Derrière cette absence de réponse claire, on discerne un malaise profond et une incapacité structurelle de l’Église à aborder de manière authentique la question de l’égalité entre hommes et femmes. Une fois de plus, un projet de réforme pourtant modeste et nécessaire est étouffé au nom de l’équilibre ecclésial, sacrifié à la prudence, voire à la peur institutionnelle. Or l’histoire de l’Église nous montre que les moments de vérité et de croissance sont ceux où elle a osé, malgré les divisions.
Personnellement, je n’attends plus rien d’une Église qui pousse le peuple dans les peurs et les retranchements. Les murs qu’elle a érigés tiennent bon. Tout progrès est une menace pour cette hiérarchie très masculine. Certes, des portes resteront ouvertes, mais personne ne sera là ! L’Église ne saura jamais s’inscrire dans cette dynamique de reconnaissance.
L’issue de ce Synode n’offre aux catholiques que de l’indécision. Je connais très bien les rouages du système. Cette situation me rappelle la lenteur étouffante de cette institution qui s’éloigne de la vie réelle, celle où les femmes jouent un rôle central dans la transmission de la foi, l’éducation spirituelle et la charité active. Que le pape François lui-même, chantre de l’ouverture, ait validé cette prudence navrante montre bien la complexité des enjeux et des résistances. Je ne crois plus en une Église qui prône le dialogue… de Synode en Synode… toutes les promesses sont creuses. On se congratule… on s’applaudit… on se loue les uns les autres… on se flatte… on complimente les intervenants, et pendant ce temps, les églises continuent de se vider, et le petit peuple catholique insignifiant reste dans le désarroi et la souffrance. Qui peut croire que le Synode sur la synodalité aurait pu être un tournant décisif ? L’Église ne trouvera pas le vrai courage de se tourner vers les blessés de la vie… Quelle lumière apportera-t-elle aux laissés-pour-compte, même aux non-croyants ?

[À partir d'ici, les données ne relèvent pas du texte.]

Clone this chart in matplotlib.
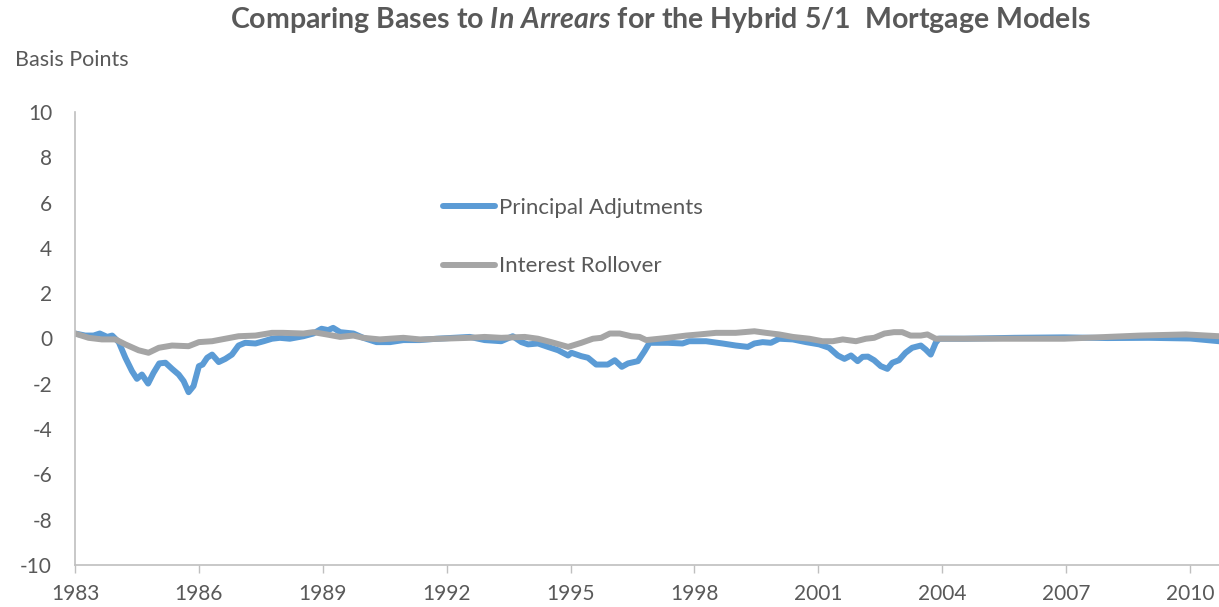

Voici le passage de Luc 10, 38-42 dans la version de la Bible de Jérusalem :
Comme ils étaient en route, il entra dans un village. Une femme, nommée Marthe, le reçut. Elle avait une sœur appelée Marie, qui, s’étant assise aux pieds du Seigneur, écoutait sa parole. Marthe, elle, était absorbée par les multiples soins du service. Intervenant, elle dit : « Seigneur, cela ne te fait rien que ma sœur me laisse seule pour servir ? Dis-lui donc de m’aider. » Mais le Seigneur lui répondit : « Marthe, Marthe, tu t’inquiètes et t’agites pour bien des choses ; une seule est nécessaire. Marie a choisi la meilleure part, elle ne lui sera pas enlevée. »
En permettant à Marie de s’asseoir à ses pieds, un geste réservé aux disciples masculins, Jésus renverse les conventions sociales et religieuses de son temps. Ce passage montre que le Christ ne restreint pas les femmes dans leur désir de s’approcher de Dieu, de comprendre ses paroles et même de le servir. Ce verset est un appel à la reconnaissance de la dignité de toutes et tous dans leur engagement pour l’Évangile, sans discrimination de genre.